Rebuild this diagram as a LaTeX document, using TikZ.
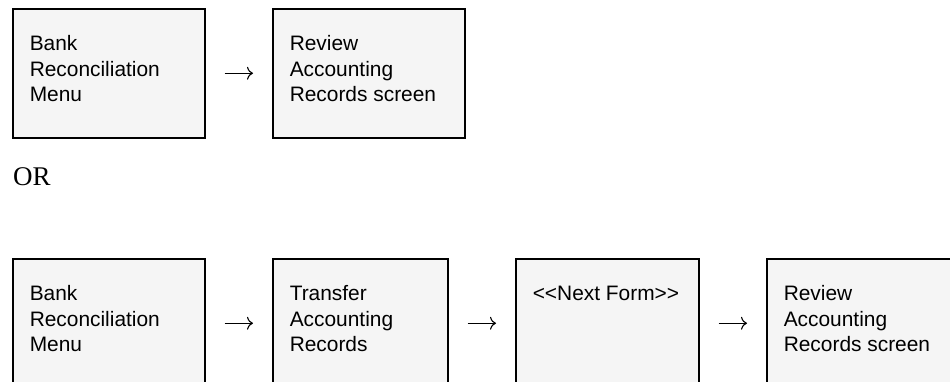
\documentclass[tikz,border=0pt]{standalone}
\usepackage{fontspec}
\usetikzlibrary{arrows.meta}
\setmainfont{Liberation Serif}
\newfontfamily\arialf{Liberation Sans}
\definecolor{boxfill}{RGB}{245,245,245}
% text block of a box: the baseline of its first line is the node baseline
\newcommand{\bxt}[2]{\parbox[t]{#1}{\raggedright #2}}
\tikzset{
  screenbox/.style={draw=black, line width=1.5pt, fill=boxfill, anchor=north west,
    inner xsep=17pt, inner ysep=0pt, text height=42pt, text depth=87pt,
    font=\arialf\fontsize{20.9}{25.5}\selectfont},
  flow/.style={-{Computer Modern Rightarrow[length=6pt, width=13pt]}, line width=1.1pt,
    shorten <=19pt, shorten >=19pt},
}
\begin{document}
\begin{tikzpicture}[x=1pt,y=1pt]
\useasboundingbox (0,0) rectangle (950,-381);
\clip (0,0) rectangle (950,-381);
% first route
\node[screenbox] (t1) at (12,-8)  {\bxt{158pt}{Bank\\Reconciliation\\Menu}};
\node[screenbox] (t2) at (272,-8) {\bxt{158pt}{Review\\Accounting\\Records screen}};
\draw[flow] (t1.east) -- (t2.west);
% alternative
\node[anchor=base west, inner sep=0pt, font=\fontsize{27}{30}\selectfont] (or) at (13,-185) {OR};
% second route
\node[screenbox] (b1) at (12,-258)  {\bxt{158pt}{Bank\\Reconciliation\\Menu}};
\node[screenbox] (b2) at (272,-258) {\bxt{141pt}{Transfer\\Accounting\\Records}};
\node[screenbox] (b3) at (515,-258) {\bxt{149pt}{<<Next Form>>}};
\node[screenbox] (b4) at (766,-258) {\bxt{158pt}{Review\\Accounting\\Records screen}};
\draw[flow] (b1.east) -- (b2.west);
\draw[flow] (b2.east) -- (b3.west);
\draw[flow] (b3.east) -- (b4.west);
\end{tikzpicture}
\end{document}
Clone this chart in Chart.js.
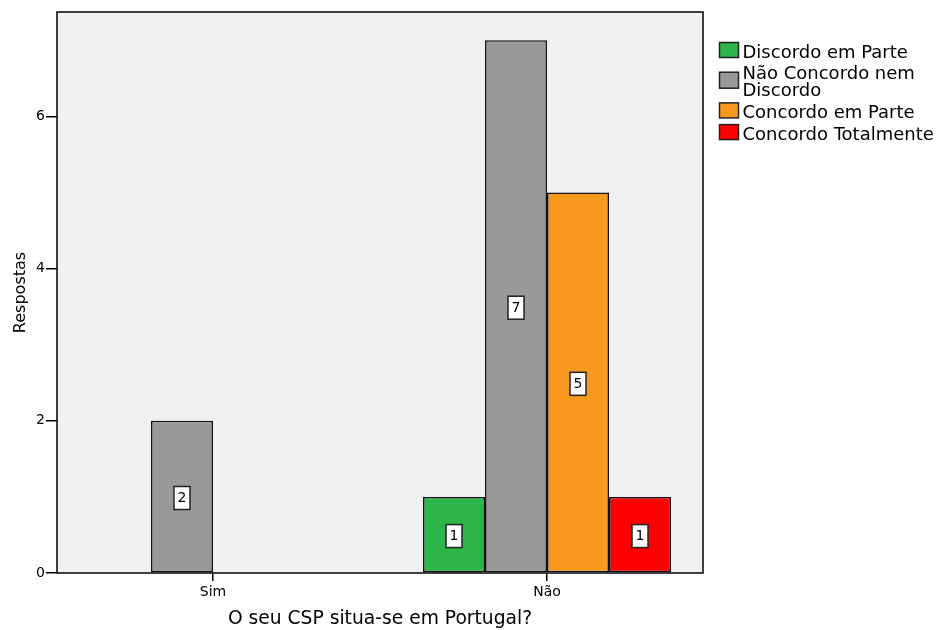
<!DOCTYPE html>
<html>
<head>
<meta charset="utf-8">
<script src="https://cdn.jsdelivr.net/npm/chart.js@4/dist/chart.umd.min.js"></script>
<style>
  html, body { margin: 0; padding: 0; background: #ffffff; }
  #wrap { width: 936px; height: 630px; }
</style>
</head>
<body>
<div id="wrap"><canvas id="chart" width="936" height="630"></canvas></div>
<script>
// Answers grouped by whether the CSP is located in Portugal
const categories = ['Sim', 'Não'];
const seriesNames = ['Discordo em Parte', 'Não Concordo nem Discordo', 'Concordo em Parte', 'Concordo Totalmente'];
const discordoEmParte = [null, 1];
const naoConcordoNemDiscordo = [2, 7];
const concordoEmParte = [null, 5];
const concordoTotalmente = [null, 1];
const seriesColors = ['#2eb64b', '#999999', '#f7991e', '#ff0000'];
const yTicks = [0, 2, 4, 6];
const yMax = 7.37;
const xTitle = 'O seu CSP situa-se em Portugal?';
const yTitle = 'Respostas';

const seriesValues = [discordoEmParte, naoConcordoNemDiscordo, concordoEmParte, concordoTotalmente];

const FONT = '"DejaVu Sans", "Liberation Sans", Arial, sans-serif';
Chart.defaults.font.family = FONT;
Chart.defaults.color = '#000000';

const datasets = seriesNames.map((name, s) => ({
  label: name,
  data: categories.map((c, i) => ({ x: i, y: seriesValues[s][i] })),
  backgroundColor: seriesColors[s],
  borderColor: '#111111',
  borderWidth: 1.6,
  borderSkipped: false,
  categoryPercentage: 0.7425,
  barPercentage: 1.0
}));

// Grey plot panel behind the bars and a full frame around it
const panelPlugin = {
  id: 'panel',
  beforeDraw(chart) {
    const { ctx, chartArea: a } = chart;
    ctx.save();
    ctx.fillStyle = '#f0f0f0';
    ctx.fillRect(a.left, a.top, a.right - a.left, a.bottom - a.top);
    ctx.restore();
  },
  afterDatasetsDraw(chart) {
    const { ctx, chartArea: a } = chart;
    ctx.save();
    ctx.strokeStyle = '#111111';
    ctx.lineWidth = 1.6;
    ctx.strokeRect(a.left, a.top, a.right - a.left, a.bottom - a.top);
    ctx.restore();
  }
};

// Boxed count in the middle of each bar
const valueLabelPlugin = {
  id: 'valueLabels',
  afterDatasetsDraw(chart) {
    const ctx = chart.ctx;
    ctx.save();
    ctx.font = '14px ' + FONT;
    ctx.textAlign = 'center';
    ctx.textBaseline = 'middle';
    chart.data.datasets.forEach((ds, di) => {
      const meta = chart.getDatasetMeta(di);
      meta.data.forEach((bar, i) => {
        const v = ds.data[i].y;
        if (v === null || v === undefined) return;
        const cx = bar.x;
        const cy = (bar.y + bar.base) / 2 + 1.5;
        const w = 16, h = 23;
        ctx.fillStyle = '#ffffff';
        ctx.fillRect(cx - w / 2, cy - h / 2, w, h);
        ctx.strokeStyle = '#222222';
        ctx.lineWidth = 1.5;
        ctx.strokeRect(cx - w / 2, cy - h / 2, w, h);
        ctx.fillStyle = '#000000';
        ctx.fillText(String(v), cx, cy + 0.5);
      });
    });
    ctx.restore();
  }
};

function wrapText(ctx, text, maxWidth) {
  const words = text.split(' ');
  const lines = [];
  let line = '';
  words.forEach(w => {
    const test = line ? line + ' ' + w : w;
    if (line && ctx.measureText(test).width > maxWidth) {
      lines.push(line);
      line = w;
    } else {
      line = test;
    }
  });
  if (line) lines.push(line);
  return lines;
}

// Legend to the right of the panel, long names wrap onto two lines
const sideLegendPlugin = {
  id: 'sideLegend',
  afterDraw(chart) {
    const { ctx, chartArea: a } = chart;
    ctx.save();
    ctx.font = '18px ' + FONT;
    ctx.textAlign = 'left';
    ctx.textBaseline = 'middle';
    const boxX = a.right + 16.5;
    const textX = a.right + 39.5;
    const maxW = 196;
    let y = 53;
    chart.data.datasets.forEach(ds => {
      const lines = wrapText(ctx, ds.label, maxW);
      const lastY = y + (lines.length - 1) * 17;
      const mid = (y + lastY) / 2 - 3;
      const bh = lines.length > 1 ? 16 : 15;
      ctx.fillStyle = ds.backgroundColor;
      ctx.fillRect(boxX, mid - bh / 2, 19, bh);
      ctx.strokeStyle = '#222222';
      ctx.lineWidth = 1.5;
      ctx.strokeRect(boxX, mid - bh / 2, 19, bh);
      ctx.fillStyle = '#000000';
      lines.forEach((ln, k) => ctx.fillText(ln, textX, y + k * 17));
      y = lastY + 21.7;
    });
    ctx.restore();
  }
};

new Chart(document.getElementById('chart'), {
  type: 'bar',
  data: { datasets },
  options: {
    responsive: false,
    animation: false,
    devicePixelRatio: 1,
    layout: { padding: { top: 12, right: 233, bottom: 0, left: 0 } },
    plugins: {
      legend: { display: false },
      tooltip: { enabled: false }
    },
    scales: {
      x: {
        type: 'linear',
        min: -0.467,
        max: 1.467,
        offset: false,
        bounds: 'data',
        afterBuildTicks(scale) {
          scale.ticks = categories.map((c, i) => ({ value: i }));
        },
        afterFit(scale) { scale.height = 57; },
        ticks: {
          callback: (v) => categories[v],
          font: { size: 14 },
          color: '#000000',
          padding: 3,
          maxRotation: 0,
          autoSkip: false
        },
        grid: {
          offset: false,
          drawOnChartArea: false,
          drawTicks: true,
          tickLength: 8,
          color: '#000000',
          lineWidth: 1.5
        },
        border: { display: false },
        title: {
          display: true,
          text: xTitle,
          font: { size: 18.7 },
          color: '#000000',
          padding: { top: 0, bottom: 0 }
        }
      },
      y: {
        min: 0,
        max: yMax,
        bounds: 'data',
        afterBuildTicks(scale) {
          scale.ticks = yTicks.map(v => ({ value: v }));
        },
        afterFit(scale) { scale.width = 57; },
        ticks: {
          font: { size: 14 },
          color: '#000000',
          padding: 1
        },
        grid: {
          offset: false,
          drawOnChartArea: false,
          drawTicks: true,
          tickLength: 11,
          color: '#000000',
          lineWidth: 1.5
        },
        border: { display: false },
        title: {
          display: true,
          text: yTitle,
          font: { size: 16 },
          color: '#000000',
          padding: { top: 11, bottom: 0 }
        }
      }
    }
  },
  plugins: [panelPlugin, valueLabelPlugin, sideLegendPlugin]
});
</script>
</body>
</html>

= = = = = = =

The exercise: Wherever "this" shows up in a line, copy that line.

Finished answer:
Rebuild this diagram as a LaTeX document, using TikZ.
Clone this chart in Chart.js.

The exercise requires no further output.